Surface Pro Reviews Roll In

The hey-I-run-old-ass-apps-too version of the Microsoft Surface here. So, is it any good?

Peter Bright at Ars Technica:

From the tablet perspective, Surface Pro is not acceptable. It gets too hot for a hand-held device, its battery life is woefully inadequate, and it’s too thick and heavy to be comfortable to hand hold for long sessions.

[…]

From a laptop perspective, Surface Pro falls down too. The traditional laptop has a stiff hinge to hold the screen at an angle of your choosing. It is hard to understate the importance of this hinge. I use laptops not just because they’re small and I want something that won’t take lots of space in my home, but because I actually need portable computing. I go to conferences, I stay in hotels, I ride trains, and take planes. My laptop’s hinge means I can comfortably use my laptop with coffee tables, dining tables, the little desks you get in hotel rooms, and wherever else I happen to be.

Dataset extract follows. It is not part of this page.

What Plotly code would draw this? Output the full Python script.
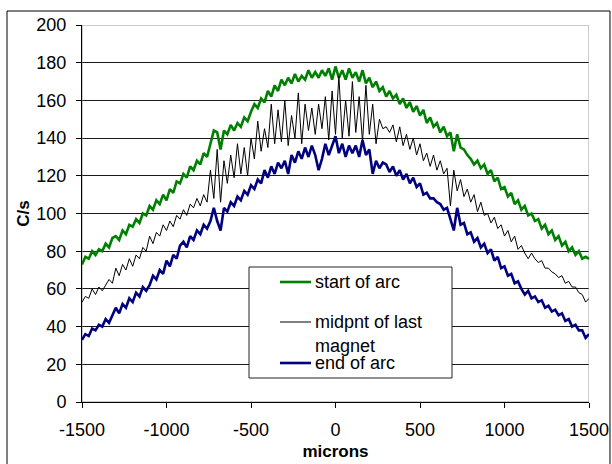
import plotly.graph_objects as go

# x positions (microns), 20-micron spacing
microns = list(range(-1500, 1501, 20))

start_of_arc = [
    73, 77, 76, 80, 78, 81, 80, 84, 82, 87,
    88, 86, 91, 89, 94, 93, 97, 95, 100, 99,
    104, 102, 107, 105, 110, 107, 113, 111, 117, 116,
    121, 119, 125, 123, 128, 126, 132, 130, 137, 144,
    143, 134, 144, 142, 147, 144, 148, 146, 151, 149,
    154, 158, 156, 161, 159, 165, 162, 168, 165, 171,
    168, 172, 169, 174, 170, 173, 171, 176, 172, 175,
    172, 176, 173, 177, 171, 178, 172, 176, 171, 177,
    172, 175, 170, 176, 169, 172, 167, 170, 165, 167,
    162, 165, 161, 163, 158, 161, 156, 159, 154, 157,
    152, 155, 148, 151, 146, 148, 143, 146, 141, 143,
    133, 142, 135, 134, 131, 129, 126, 128, 124, 126,
    121, 123, 117, 119, 113, 114, 109, 111, 105, 107,
    102, 104, 99, 100, 96, 97, 92, 94, 89, 91,
    86, 88, 83, 85, 80, 82, 78, 80, 76, 77,
    76,
]

midpnt_last_magnet = [
    53, 56, 55, 60, 57, 61, 59, 62, 65, 63,
    71, 67, 73, 70, 76, 72, 78, 76, 82, 80,
    88, 84, 90, 88, 94, 91, 96, 93, 99, 97,
    102, 99, 105, 103, 108, 104, 110, 106, 123, 108,
    134, 106, 128, 116, 131, 119, 137, 121, 135, 120,
    140, 129, 149, 133, 145, 135, 158, 137, 155, 138,
    160, 136, 152, 140, 164, 137, 158, 144, 156, 142,
    158, 145, 162, 139, 165, 142, 173, 140, 160, 141,
    170, 143, 162, 138, 168, 142, 158, 137, 150, 145,
    146, 143, 147, 138, 146, 136, 142, 134, 140, 131,
    137, 128, 132, 125, 131, 123, 128, 121, 124, 104,
    123, 112, 118, 109, 113, 106, 110, 101, 106, 99,
    100, 95, 98, 92, 94, 88, 91, 85, 88, 81,
    83, 79, 76, 79, 76, 74, 75, 71, 71, 69,
    68, 66, 67, 63, 64, 61, 61, 58, 57, 53,
    55,
]

end_of_arc = [
    33, 36, 35, 39, 38, 41, 40, 44, 42, 46,
    50, 47, 52, 50, 55, 53, 58, 56, 61, 59,
    62, 67, 65, 70, 68, 75, 72, 78, 76, 83,
    85, 82, 88, 86, 91, 89, 94, 92, 96, 103,
    96, 91, 103, 101, 106, 104, 109, 107, 112, 110,
    115, 113, 118, 116, 123, 119, 125, 121, 127, 124,
    128, 121, 131, 127, 133, 129, 135, 130, 136, 131,
    123, 129, 137, 131, 136, 141, 132, 137, 130, 136,
    132, 136, 130, 139, 131, 134, 121, 128, 124, 127,
    126, 122, 125, 120, 123, 118, 121, 116, 119, 114,
    116, 110, 111, 108, 108, 106, 105, 102, 103, 97,
    91, 103, 94, 95, 89, 90, 85, 87, 82, 84,
    79, 81, 75, 77, 71, 72, 67, 68, 63, 64,
    60, 57, 59, 55, 56, 53, 54, 50, 51, 48,
    49, 46, 47, 43, 44, 40, 41, 38, 38, 34,
    36,
]

x_ticks = [-1500, -1000, -500, 0, 500, 1000, 1500]
x_tick_text = ["-1500", "-1000", "-500", "0", "500", "1000", "1500"]
y_ticks = list(range(0, 201, 20))

FONT = "Liberation Sans, Arial, sans-serif"

fig = go.Figure()
fig.add_trace(go.Scatter(x=microns, y=start_of_arc, mode="lines", name="start of arc",
                         line=dict(color="#008000", width=2.6), showlegend=False))
fig.add_trace(go.Scatter(x=microns, y=midpnt_last_magnet, mode="lines", name="midpnt of last magnet",
                         line=dict(color="#000000", width=1), showlegend=False))
fig.add_trace(go.Scatter(x=microns, y=end_of_arc, mode="lines", name="end of arc",
                         line=dict(color="#000080", width=2.6), showlegend=False))

fig.update_layout(
    width=612, height=464,
    margin=dict(l=82, r=23, t=25, b=62, autoexpand=False),
    paper_bgcolor="white", plot_bgcolor="white",
    font=dict(family=FONT, size=18, color="black"),
    xaxis=dict(range=[-1500, 1500], tickvals=x_ticks, ticktext=x_tick_text,
               ticks="outside", ticklen=5, ticklabelstandoff=6,
               tickcolor="black", showline=True, linecolor="black", linewidth=1,
               showgrid=False, zeroline=False,
               title=dict(text="<b>microns</b>", font=dict(size=17), standoff=6)),
    yaxis=dict(range=[0, 200], tickvals=y_ticks, ticks="outside", ticklen=5,
               ticklabelstandoff=6,
               tickcolor="black", showline=True, linecolor="black", linewidth=1,
               showgrid=True, gridcolor="#1a1a1a", gridwidth=1, zeroline=False,
               title=dict(text="<b>C/s</b>", font=dict(size=17), standoff=2)),
)

# plot-area border (grey top/right)
fig.add_shape(type="rect", xref="x", yref="y", x0=-1500, x1=1500, y0=0, y1=200,
              line=dict(color="#9a9a9a", width=1), layer="between")
# outer chart border
fig.add_shape(type="rect", xref="paper", yref="paper", x0=-0.1479, x1=1.0414,
              y0=-0.2, y1=1.0371, line=dict(color="black", width=1), layer="below")

# legend box
px = lambda p: (p - 82) / 507
py = lambda p: (402 - p) / 377
fig.add_shape(type="rect", xref="paper", yref="paper", x0=px(249), x1=px(452),
              y0=py(378), y1=py(267), line=dict(color="#222222", width=1),
              fillcolor="white", layer="above")
legend_items = [
    ("start of arc", "#008000", 2.6, 282),
    ("midpnt of last", "#000000", 1, 322),
    ("end of arc", "#000080", 2.6, 363),
]
for label, color, w, yy in legend_items:
    fig.add_shape(type="line", xref="paper", yref="paper", x0=px(280), x1=px(311),
                  y0=py(yy), y1=py(yy), line=dict(color=color, width=w), layer="above")
    fig.add_annotation(x=px(315), y=py(yy), xref="paper", yref="paper", text=label,
                       showarrow=False, xanchor="left", yanchor="middle",
                       font=dict(size=18), xshift=-2)
fig.add_annotation(x=px(315), y=py(346), xref="paper", yref="paper", text="magnet",
                   showarrow=False, xanchor="left", yanchor="middle",
                   font=dict(size=18), xshift=-2)

fig.write_html("out.html", config={"displayModeBar": False},
               post_script="document.body.style.margin='0px';")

To be fair, the Surface RT version has this issue too, as the hardware is basically the same.

David Pierce at The Verge feels the same way:

Even a well-executed Surface still doesn’t work for me, and I’d bet it doesn’t work for most other people either. It’s really tough to use on anything but a desk, and the wide, 16:9 aspect ratio pretty severely limits its usefulness as a tablet anyway. It’s too big, too fat, and too reliant on its power cable to be a competitive tablet, and it’s too immutable to do everything a laptop needs to do. In its quest to be both, the Surface is really neither. It’s supposed to be freeing, but it just feels limiting.

PCWorld’s Jon Phillips:

The bad news: Surface Pro doesn’t run away with the Windows 8 hybrid crown. And based on your needs, it might not be the best Windows 8 portable you can buy in the neighborhood of $1000. This is a problem because Surface Pro needs to stand out as a kick-ass reference design, and not be just another interesting-but-imperfect hardware option for anyone taking the Windows 8 plunge.

Microsoft is Microsoft, damn it! It owns Windows. Its war chest is huge. If it can’t conceive, manufacture, and market the hands-down best Windows 8 hybrid in the world, it’s got unfinished business.

Turns out Microsoft’s “no compromises” device is still full of compromises. Shocker.

Also shocking? The boys over at TechCrunch are posting silly things:

The Surface isn’t supposed to be a tablet you drop on the coffee table and use when you want to look up something on IMDB. It’s a powerful computer with enough speed and graphics chops to give any other manufacturer’s laptop a run for its money. Previous Windows tablets have been hampered by a strange and messy amalgam of interfaces, pen input, and a focus on the slate form factor. This device, on the other hand, is a real hybrid – a laptop that is also a tablet that is also a media consumption device. You will use it just like you use a laptop whereas, by definition, the hobbled RT version of the Surface is meant to be used as a tablet.